Non-Delta Tables (Conversion): For legacy formats (like Parquet or ORC), the script performed a read-and-write transformation: it read the table data into a PySpark DataFrame, wrote it to the target UC external path (abfss://…/schema/table_name), and then created the final external table definition under Unity Catalog governance.
—
### Mass Code Refactoring and Pipeline Automation (1,000+ Assets)
The primary complexity was refactoring all downstream assets. We had to convert over 1,000 affected Databricks Notebooks and corresponding Azure Data Factory (ADF) pipeline definitions from the old Hive syntax to the new UC three-part naming convention (catalog.schema.table).
This automated refactoring process successfully managed dependencies across thousands of files, eliminating manual errors, ensuring consistency, and rapidly enabling the new centralized governance model of Unity Catalog.
## Performance Tuning for Terabyte-Scale Data Assets
I possess extensive experience in optimizing high-volume data workloads across both modern Delta Lake architectures and traditional relational databases, focusing on resource efficiency and query latency reduction for terabyte-scale financial data.
—
### Delta Lake Performance Optimization (Cloud)
For data stored in Delta tables within a cloud environment (such as Azure Databricks), tuning focuses on maximizing file organization and managing memory state to ensure the fastest possible processing and lowest scan cost.

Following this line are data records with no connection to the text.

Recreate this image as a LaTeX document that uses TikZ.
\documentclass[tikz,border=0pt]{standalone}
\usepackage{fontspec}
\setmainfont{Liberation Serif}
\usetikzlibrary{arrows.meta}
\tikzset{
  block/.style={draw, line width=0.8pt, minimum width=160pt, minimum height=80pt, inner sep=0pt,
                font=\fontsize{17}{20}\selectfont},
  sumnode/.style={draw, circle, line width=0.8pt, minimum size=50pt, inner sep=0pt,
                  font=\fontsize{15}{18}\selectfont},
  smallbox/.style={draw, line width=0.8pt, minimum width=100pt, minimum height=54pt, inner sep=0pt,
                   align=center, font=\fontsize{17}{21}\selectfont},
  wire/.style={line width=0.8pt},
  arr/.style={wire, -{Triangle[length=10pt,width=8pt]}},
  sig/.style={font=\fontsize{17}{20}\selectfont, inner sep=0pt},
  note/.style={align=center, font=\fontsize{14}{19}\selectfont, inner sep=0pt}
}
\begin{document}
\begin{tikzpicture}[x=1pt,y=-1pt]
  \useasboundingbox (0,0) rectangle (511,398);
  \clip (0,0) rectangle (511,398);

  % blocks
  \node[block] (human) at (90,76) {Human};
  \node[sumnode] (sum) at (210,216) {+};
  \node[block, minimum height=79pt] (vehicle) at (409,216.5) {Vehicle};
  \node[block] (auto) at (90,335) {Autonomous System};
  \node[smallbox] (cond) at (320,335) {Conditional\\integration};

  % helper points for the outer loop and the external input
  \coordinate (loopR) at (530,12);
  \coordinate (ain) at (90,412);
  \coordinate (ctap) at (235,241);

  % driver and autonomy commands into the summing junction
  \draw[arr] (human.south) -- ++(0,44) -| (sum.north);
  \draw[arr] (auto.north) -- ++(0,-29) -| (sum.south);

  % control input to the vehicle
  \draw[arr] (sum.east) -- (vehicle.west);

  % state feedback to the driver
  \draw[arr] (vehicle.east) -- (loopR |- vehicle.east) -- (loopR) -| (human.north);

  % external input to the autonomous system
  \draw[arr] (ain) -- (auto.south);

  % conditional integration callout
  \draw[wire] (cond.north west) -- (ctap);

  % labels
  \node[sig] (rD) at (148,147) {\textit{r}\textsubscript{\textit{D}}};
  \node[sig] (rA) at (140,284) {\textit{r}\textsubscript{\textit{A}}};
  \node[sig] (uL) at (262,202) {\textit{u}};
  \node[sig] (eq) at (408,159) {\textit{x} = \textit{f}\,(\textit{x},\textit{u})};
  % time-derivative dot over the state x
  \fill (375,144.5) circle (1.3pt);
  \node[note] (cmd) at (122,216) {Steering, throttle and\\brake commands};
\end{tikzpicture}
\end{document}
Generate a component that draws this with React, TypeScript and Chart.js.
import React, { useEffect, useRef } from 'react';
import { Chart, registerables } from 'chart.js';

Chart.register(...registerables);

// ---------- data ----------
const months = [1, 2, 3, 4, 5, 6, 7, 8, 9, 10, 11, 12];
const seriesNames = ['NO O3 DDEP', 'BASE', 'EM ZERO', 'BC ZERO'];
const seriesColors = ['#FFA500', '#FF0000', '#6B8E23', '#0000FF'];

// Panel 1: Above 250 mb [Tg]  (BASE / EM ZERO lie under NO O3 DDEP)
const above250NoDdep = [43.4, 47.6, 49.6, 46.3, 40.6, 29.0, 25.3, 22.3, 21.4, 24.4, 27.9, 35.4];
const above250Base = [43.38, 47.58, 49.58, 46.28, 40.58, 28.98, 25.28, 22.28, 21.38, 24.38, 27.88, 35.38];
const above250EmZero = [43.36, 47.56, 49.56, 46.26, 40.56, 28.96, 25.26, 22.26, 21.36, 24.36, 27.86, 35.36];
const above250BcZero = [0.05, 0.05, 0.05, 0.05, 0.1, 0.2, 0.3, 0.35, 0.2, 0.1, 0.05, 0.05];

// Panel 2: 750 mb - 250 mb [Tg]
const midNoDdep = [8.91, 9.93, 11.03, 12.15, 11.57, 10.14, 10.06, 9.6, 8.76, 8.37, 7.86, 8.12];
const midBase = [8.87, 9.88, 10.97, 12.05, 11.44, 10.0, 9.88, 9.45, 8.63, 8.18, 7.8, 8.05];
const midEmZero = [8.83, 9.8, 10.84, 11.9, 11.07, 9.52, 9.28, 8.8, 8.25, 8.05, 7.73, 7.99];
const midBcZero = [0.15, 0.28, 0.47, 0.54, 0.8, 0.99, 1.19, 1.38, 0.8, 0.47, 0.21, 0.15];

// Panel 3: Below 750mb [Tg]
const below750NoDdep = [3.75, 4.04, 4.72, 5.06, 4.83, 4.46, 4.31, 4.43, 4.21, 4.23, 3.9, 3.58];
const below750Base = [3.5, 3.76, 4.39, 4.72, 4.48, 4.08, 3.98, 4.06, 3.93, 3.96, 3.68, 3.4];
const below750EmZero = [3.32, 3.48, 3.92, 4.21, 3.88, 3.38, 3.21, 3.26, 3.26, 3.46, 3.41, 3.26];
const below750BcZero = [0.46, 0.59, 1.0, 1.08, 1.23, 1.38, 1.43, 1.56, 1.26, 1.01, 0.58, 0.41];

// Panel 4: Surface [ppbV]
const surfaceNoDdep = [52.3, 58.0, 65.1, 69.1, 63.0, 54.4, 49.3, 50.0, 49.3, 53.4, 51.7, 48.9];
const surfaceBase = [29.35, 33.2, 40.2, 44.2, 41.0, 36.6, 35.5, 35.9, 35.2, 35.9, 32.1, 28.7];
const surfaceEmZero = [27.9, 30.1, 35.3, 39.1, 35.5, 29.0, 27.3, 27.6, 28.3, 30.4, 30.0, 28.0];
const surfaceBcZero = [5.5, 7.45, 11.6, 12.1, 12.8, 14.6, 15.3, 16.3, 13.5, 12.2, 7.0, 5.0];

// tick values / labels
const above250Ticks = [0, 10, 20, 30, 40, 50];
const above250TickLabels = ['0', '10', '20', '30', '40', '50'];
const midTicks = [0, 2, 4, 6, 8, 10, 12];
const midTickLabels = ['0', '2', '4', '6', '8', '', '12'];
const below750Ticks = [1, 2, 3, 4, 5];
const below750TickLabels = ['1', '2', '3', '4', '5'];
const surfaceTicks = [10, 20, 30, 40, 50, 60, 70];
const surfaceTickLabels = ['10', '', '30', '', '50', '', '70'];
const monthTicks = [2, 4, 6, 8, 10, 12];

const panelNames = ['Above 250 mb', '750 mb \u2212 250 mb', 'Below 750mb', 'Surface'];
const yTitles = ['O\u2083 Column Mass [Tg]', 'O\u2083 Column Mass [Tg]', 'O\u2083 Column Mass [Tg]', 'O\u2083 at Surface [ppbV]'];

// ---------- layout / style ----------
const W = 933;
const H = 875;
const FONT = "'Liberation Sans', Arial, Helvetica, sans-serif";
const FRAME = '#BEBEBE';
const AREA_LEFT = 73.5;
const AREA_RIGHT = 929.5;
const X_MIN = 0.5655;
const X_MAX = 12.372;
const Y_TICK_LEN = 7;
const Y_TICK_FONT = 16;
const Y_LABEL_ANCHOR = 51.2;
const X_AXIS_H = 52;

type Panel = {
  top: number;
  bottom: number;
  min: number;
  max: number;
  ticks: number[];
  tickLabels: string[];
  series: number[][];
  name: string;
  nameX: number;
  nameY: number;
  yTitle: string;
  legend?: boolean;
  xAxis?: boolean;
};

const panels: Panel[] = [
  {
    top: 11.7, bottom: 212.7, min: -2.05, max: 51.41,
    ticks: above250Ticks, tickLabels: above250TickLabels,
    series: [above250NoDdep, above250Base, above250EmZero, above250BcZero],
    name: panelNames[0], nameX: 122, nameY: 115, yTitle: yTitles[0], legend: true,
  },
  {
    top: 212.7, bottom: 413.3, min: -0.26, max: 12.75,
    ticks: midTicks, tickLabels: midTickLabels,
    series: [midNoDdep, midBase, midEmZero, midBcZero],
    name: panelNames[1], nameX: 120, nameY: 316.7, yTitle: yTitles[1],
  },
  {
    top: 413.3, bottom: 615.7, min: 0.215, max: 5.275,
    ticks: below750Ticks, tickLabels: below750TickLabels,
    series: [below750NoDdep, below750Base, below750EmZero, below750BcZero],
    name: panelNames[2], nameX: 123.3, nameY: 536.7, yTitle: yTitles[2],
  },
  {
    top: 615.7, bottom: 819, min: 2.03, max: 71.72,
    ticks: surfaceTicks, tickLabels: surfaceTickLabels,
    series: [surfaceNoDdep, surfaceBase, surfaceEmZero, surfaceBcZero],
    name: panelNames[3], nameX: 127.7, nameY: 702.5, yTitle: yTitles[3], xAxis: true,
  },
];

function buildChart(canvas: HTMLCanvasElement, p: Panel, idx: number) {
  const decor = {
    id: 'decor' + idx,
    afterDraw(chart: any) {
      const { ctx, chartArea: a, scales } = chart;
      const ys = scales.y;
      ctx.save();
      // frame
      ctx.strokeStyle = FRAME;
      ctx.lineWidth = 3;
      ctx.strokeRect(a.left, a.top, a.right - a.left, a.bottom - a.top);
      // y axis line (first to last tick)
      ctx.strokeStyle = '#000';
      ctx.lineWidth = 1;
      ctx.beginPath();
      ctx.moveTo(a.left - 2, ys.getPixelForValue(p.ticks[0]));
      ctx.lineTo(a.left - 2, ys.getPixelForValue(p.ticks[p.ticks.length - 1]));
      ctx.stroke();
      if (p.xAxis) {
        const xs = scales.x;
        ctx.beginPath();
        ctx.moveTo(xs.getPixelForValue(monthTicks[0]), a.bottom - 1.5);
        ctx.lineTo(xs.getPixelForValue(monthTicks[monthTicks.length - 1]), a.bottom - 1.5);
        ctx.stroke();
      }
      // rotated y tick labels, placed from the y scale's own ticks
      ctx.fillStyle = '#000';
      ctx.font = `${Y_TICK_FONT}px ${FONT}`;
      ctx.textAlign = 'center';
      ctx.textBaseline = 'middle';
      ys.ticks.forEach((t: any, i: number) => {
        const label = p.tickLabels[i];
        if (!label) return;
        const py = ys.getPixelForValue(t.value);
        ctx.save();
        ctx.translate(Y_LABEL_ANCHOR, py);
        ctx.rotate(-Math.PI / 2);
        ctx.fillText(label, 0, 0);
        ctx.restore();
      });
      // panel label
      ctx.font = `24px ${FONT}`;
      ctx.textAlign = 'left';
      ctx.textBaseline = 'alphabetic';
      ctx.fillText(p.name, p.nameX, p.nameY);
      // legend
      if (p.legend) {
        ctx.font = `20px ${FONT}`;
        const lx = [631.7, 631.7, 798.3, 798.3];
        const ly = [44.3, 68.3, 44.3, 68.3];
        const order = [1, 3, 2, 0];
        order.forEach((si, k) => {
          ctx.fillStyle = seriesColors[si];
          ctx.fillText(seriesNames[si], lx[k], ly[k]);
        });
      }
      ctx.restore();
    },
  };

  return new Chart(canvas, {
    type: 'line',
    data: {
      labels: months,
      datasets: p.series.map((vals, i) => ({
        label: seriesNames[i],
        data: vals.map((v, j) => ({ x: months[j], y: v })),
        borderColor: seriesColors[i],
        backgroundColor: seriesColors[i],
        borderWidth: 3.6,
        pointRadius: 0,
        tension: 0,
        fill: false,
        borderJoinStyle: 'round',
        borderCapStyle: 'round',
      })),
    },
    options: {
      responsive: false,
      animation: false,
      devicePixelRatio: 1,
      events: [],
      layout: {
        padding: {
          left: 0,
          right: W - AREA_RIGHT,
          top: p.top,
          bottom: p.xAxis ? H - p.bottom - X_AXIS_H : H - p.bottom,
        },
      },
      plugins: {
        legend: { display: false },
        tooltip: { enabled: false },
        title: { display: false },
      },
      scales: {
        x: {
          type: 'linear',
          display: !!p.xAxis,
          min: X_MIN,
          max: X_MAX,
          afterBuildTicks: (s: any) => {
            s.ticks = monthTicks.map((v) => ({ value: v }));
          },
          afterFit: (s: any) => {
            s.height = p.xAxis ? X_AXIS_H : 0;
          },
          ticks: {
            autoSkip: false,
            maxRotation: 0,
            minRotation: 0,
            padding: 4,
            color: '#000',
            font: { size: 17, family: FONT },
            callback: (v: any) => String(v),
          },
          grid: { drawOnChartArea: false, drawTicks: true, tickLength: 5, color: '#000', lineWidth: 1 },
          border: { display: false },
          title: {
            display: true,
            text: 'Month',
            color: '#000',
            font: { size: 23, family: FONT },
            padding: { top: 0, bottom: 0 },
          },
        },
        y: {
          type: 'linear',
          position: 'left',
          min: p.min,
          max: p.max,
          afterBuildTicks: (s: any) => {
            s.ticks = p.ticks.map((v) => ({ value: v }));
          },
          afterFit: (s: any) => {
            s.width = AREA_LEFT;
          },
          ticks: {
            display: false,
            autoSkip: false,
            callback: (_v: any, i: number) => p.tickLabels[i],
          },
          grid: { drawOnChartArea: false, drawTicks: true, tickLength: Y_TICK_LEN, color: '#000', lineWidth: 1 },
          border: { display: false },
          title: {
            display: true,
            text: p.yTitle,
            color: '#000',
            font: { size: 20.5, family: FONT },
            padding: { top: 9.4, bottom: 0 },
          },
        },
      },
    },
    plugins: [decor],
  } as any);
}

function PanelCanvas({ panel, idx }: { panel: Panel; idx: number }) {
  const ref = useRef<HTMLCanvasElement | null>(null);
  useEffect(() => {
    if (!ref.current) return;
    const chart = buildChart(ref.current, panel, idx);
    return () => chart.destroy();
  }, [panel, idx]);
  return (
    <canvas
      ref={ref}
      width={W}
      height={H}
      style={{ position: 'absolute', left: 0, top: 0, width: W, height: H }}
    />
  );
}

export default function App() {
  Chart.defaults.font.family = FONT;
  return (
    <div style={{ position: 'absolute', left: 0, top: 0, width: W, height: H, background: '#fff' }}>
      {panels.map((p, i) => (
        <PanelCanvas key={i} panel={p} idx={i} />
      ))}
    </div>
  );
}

We enforced strict in-memory persistence using df.cache() over df.persist() to ensure the data stays in fast memory, avoiding slow spillover to external storage (disk).

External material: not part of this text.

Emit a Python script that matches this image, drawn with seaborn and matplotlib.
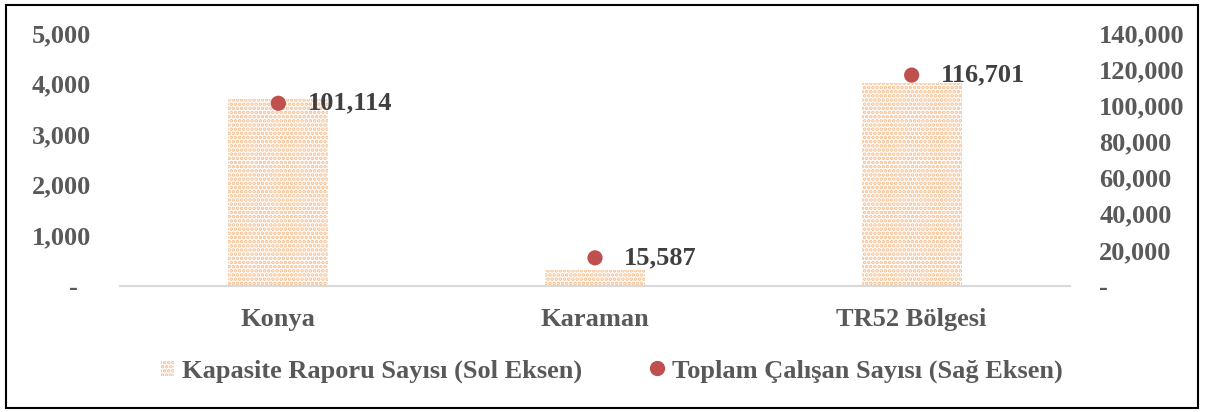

To guarantee the DataFrame is fully calculated and saved to the cache before the next transformation begins, we established a strict optimization sequence for intermediate DataFrames: df.repartition() -> df.count() -> df.cache().
By forcing an action (df.count()), the pre-processed data is materialized and available instantly for subsequent steps (e.g., Step 4), which drastically reduces latency and compute cost for massive, multi-step workflows.
### Relational Database Optimization (SQL Server, Oracle)
For complex Stored Procedures and ETL processes involving traditional relational databases, the focus was on intelligent query rewriting and index optimization to minimize resource consumption:
By joining a smaller size table to a large table (containing billions of records), we filtered a vast number of records early in the execution plan.
This prevents expensive intermediate result sets that occur when large-to-large table joins are executed first, significantly reducing disk I/O and CPU load.